Data block:
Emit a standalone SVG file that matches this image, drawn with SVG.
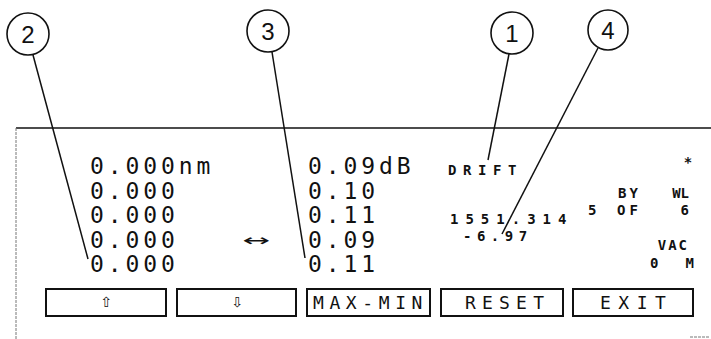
<svg xmlns="http://www.w3.org/2000/svg" width="711" height="339" viewBox="0 0 711 339">
<style>
.bg{fill:#fff}
.frame{stroke:#111;stroke-width:1.5;fill:none}
.dash{stroke:#777;stroke-width:1;stroke-dasharray:3 1;fill:none}
.callout circle{fill:#fff;stroke:#111;stroke-width:1.6}
.num{font-family:"Liberation Sans",Arial,sans-serif;font-size:24px;fill:#111;text-anchor:middle}
.big{font-family:"DejaVu Sans Mono",monospace;font-size:23px;fill:#111;letter-spacing:3.9px}
.small{font-family:"DejaVu Sans Mono",monospace;font-size:14px;font-weight:bold;fill:#111}
.btn rect{fill:#fff;stroke:#111;stroke-width:2}
.btxt{font-family:"DejaVu Sans Mono",monospace;font-size:18px;fill:#111}
.leader{stroke:#111;stroke-width:1.5;fill:none}
</style>
<rect class="bg" x="0" y="0" width="711" height="339"/>
<g id="frame">
<line class="frame" x1="16" y1="128" x2="711" y2="128"/>
<line class="dash" x1="16" y1="128" x2="16" y2="339"/>
<line class="dash" x1="690" y1="337" x2="710" y2="337"/>
</g>
<g id="col-wavelength">
<text class="big" x="90" y="174">0.000nm</text>
<text class="big" x="90" y="199">0.000</text>
<text class="big" x="90" y="223">0.000</text>
<text class="big" x="90" y="248">0.000</text>
<text class="big" x="90" y="272">0.000</text>
</g>
<g id="arrow-sym">
<text x="242" y="246" font-family="DejaVu Sans,sans-serif" font-size="16" textLength="28" lengthAdjust="spacingAndGlyphs" fill="#111">↔</text>
</g>
<g id="col-power">
<text class="big" x="308" y="174">0.09dB</text>
<text class="big" x="308" y="199">0.10</text>
<text class="big" x="308" y="223">0.11</text>
<text class="big" x="308" y="248">0.09</text>
<text class="big" x="308" y="272">0.11</text>
</g>
<g id="status">
<text class="small" x="448" y="175" letter-spacing="6.6">DRIFT</text>
<text class="small" x="450" y="224" letter-spacing="7">1551.314</text>
<text class="small" x="463" y="241" letter-spacing="5.5">-6.97</text>
<text class="small" x="688" y="167" text-anchor="middle" font-size="22" font-weight="normal">*</text>
<text class="small" x="618" y="198" letter-spacing="3">BY</text>
<text class="small" x="689" y="198" text-anchor="end">WL</text>
<text class="small" x="588" y="215">5</text>
<text class="small" x="617" y="215" letter-spacing="4">OF</text>
<text class="small" x="689" y="215" text-anchor="end">6</text>
<text class="small" x="689" y="250" text-anchor="end" letter-spacing="2">VAC</text>
<text class="small" x="650" y="268">0</text>
<text class="small" x="694" y="268" text-anchor="end">M</text>
</g>
<g id="btn-up" class="btn">
<rect x="46" y="289" width="120" height="27"/>
<text x="106" y="307" font-family="DejaVu Sans,sans-serif" font-size="14" text-anchor="middle" fill="#111">⇧</text>
</g>
<g id="btn-down" class="btn">
<rect x="177" y="289" width="119" height="27"/>
<text x="237" y="307" font-family="DejaVu Sans,sans-serif" font-size="14" text-anchor="middle" fill="#111">⇩</text>
</g>
<g id="btn-maxmin" class="btn">
<rect x="307" y="289" width="123" height="27"/>
<text class="btxt" x="313" y="309" letter-spacing="5.6">MAX-MIN</text>
</g>
<g id="btn-reset" class="btn">
<rect x="441" y="289" width="122" height="27"/>
<text class="btxt" x="465" y="309" letter-spacing="6.2">RESET</text>
</g>
<g id="btn-exit" class="btn">
<rect x="573" y="289" width="120" height="27"/>
<text class="btxt" x="600" y="309" letter-spacing="7.5">EXIT</text>
</g>
<g id="connectors">
<line class="leader" x1="33" y1="55" x2="88" y2="259"/>
<line class="leader" x1="272" y1="52" x2="305" y2="258"/>
<line class="leader" x1="509" y1="54" x2="488" y2="160"/>
<line class="leader" x1="598" y1="48" x2="502" y2="234"/>
</g>
<g id="callout-2" class="callout">
<circle cx="28" cy="34" r="21"/>
<text class="num" x="28" y="43">2</text>
</g>
<g id="callout-3" class="callout">
<circle cx="268" cy="31" r="21"/>
<text class="num" x="268" y="40">3</text>
</g>
<g id="callout-1" class="callout">
<circle cx="512" cy="33" r="21"/>
<text class="num" x="512" y="42">1</text>
</g>
<g id="callout-4" class="callout">
<circle cx="608" cy="30" r="20"/>
<text class="num" x="608" y="39">4</text>
</g>
</svg>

Exercise prompt:
Skip the pictures, then retype every line above exactly.

Full output:
Emit a standalone SVG file that matches this image, drawn with SVG.
<svg xmlns="http://www.w3.org/2000/svg" width="711" height="339" viewBox="0 0 711 339">
<style>
.bg{fill:#fff}
.frame{stroke:#111;stroke-width:1.5;fill:none}
.dash{stroke:#777;stroke-width:1;stroke-dasharray:3 1;fill:none}
.callout circle{fill:#fff;stroke:#111;stroke-width:1.6}
.num{font-family:"Liberation Sans",Arial,sans-serif;font-size:24px;fill:#111;text-anchor:middle}
.big{font-family:"DejaVu Sans Mono",monospace;font-size:23px;fill:#111;letter-spacing:3.9px}
.small{font-family:"DejaVu Sans Mono",monospace;font-size:14px;font-weight:bold;fill:#111}
.btn rect{fill:#fff;stroke:#111;stroke-width:2}
.btxt{font-family:"DejaVu Sans Mono",monospace;font-size:18px;fill:#111}
.leader{stroke:#111;stroke-width:1.5;fill:none}
</style>
<rect class="bg" x="0" y="0" width="711" height="339"/>
<g id="frame">
<line class="frame" x1="16" y1="128" x2="711" y2="128"/>
<line class="dash" x1="16" y1="128" x2="16" y2="339"/>
<line class="dash" x1="690" y1="337" x2="710" y2="337"/>
</g>
<g id="col-wavelength">
<text class="big" x="90" y="174">0.000nm</text>
<text class="big" x="90" y="199">0.000</text>
<text class="big" x="90" y="223">0.000</text>
<text class="big" x="90" y="248">0.000</text>
<text class="big" x="90" y="272">0.000</text>
</g>
<g id="arrow-sym">
<text x="242" y="246" font-family="DejaVu Sans,sans-serif" font-size="16" textLength="28" lengthAdjust="spacingAndGlyphs" fill="#111">↔</text>
</g>
<g id="col-power">
<text class="big" x="308" y="174">0.09dB</text>
<text class="big" x="308" y="199">0.10</text>
<text class="big" x="308" y="223">0.11</text>
<text class="big" x="308" y="248">0.09</text>
<text class="big" x="308" y="272">0.11</text>
</g>
<g id="status">
<text class="small" x="448" y="175" letter-spacing="6.6">DRIFT</text>
<text class="small" x="450" y="224" letter-spacing="7">1551.314</text>
<text class="small" x="463" y="241" letter-spacing="5.5">-6.97</text>
<text class="small" x="688" y="167" text-anchor="middle" font-size="22" font-weight="normal">*</text>
<text class="small" x="618" y="198" letter-spacing="3">BY</text>
<text class="small" x="689" y="198" text-anchor="end">WL</text>
<text class="small" x="588" y="215">5</text>
<text class="small" x="617" y="215" letter-spacing="4">OF</text>
<text class="small" x="689" y="215" text-anchor="end">6</text>
<text class="small" x="689" y="250" text-anchor="end" letter-spacing="2">VAC</text>
<text class="small" x="650" y="268">0</text>
<text class="small" x="694" y="268" text-anchor="end">M</text>
</g>
<g id="btn-up" class="btn">
<rect x="46" y="289" width="120" height="27"/>
<text x="106" y="307" font-family="DejaVu Sans,sans-serif" font-size="14" text-anchor="middle" fill="#111">⇧</text>
</g>
<g id="btn-down" class="btn">
<rect x="177" y="289" width="119" height="27"/>
<text x="237" y="307" font-family="DejaVu Sans,sans-serif" font-size="14" text-anchor="middle" fill="#111">⇩</text>
</g>
<g id="btn-maxmin" class="btn">
<rect x="307" y="289" width="123" height="27"/>
<text class="btxt" x="313" y="309" letter-spacing="5.6">MAX-MIN</text>
</g>
<g id="btn-reset" class="btn">
<rect x="441" y="289" width="122" height="27"/>
<text class="btxt" x="465" y="309" letter-spacing="6.2">RESET</text>
</g>
<g id="btn-exit" class="btn">
<rect x="573" y="289" width="120" height="27"/>
<text class="btxt" x="600" y="309" letter-spacing="7.5">EXIT</text>
</g>
<g id="connectors">
<line class="leader" x1="33" y1="55" x2="88" y2="259"/>
<line class="leader" x1="272" y1="52" x2="305" y2="258"/>
<line class="leader" x1="509" y1="54" x2="488" y2="160"/>
<line class="leader" x1="598" y1="48" x2="502" y2="234"/>
</g>
<g id="callout-2" class="callout">
<circle cx="28" cy="34" r="21"/>
<text class="num" x="28" y="43">2</text>
</g>
<g id="callout-3" class="callout">
<circle cx="268" cy="31" r="21"/>
<text class="num" x="268" y="40">3</text>
</g>
<g id="callout-1" class="callout">
<circle cx="512" cy="33" r="21"/>
<text class="num" x="512" y="42">1</text>
</g>
<g id="callout-4" class="callout">
<circle cx="608" cy="30" r="20"/>
<text class="num" x="608" y="39">4</text>
</g>
</svg>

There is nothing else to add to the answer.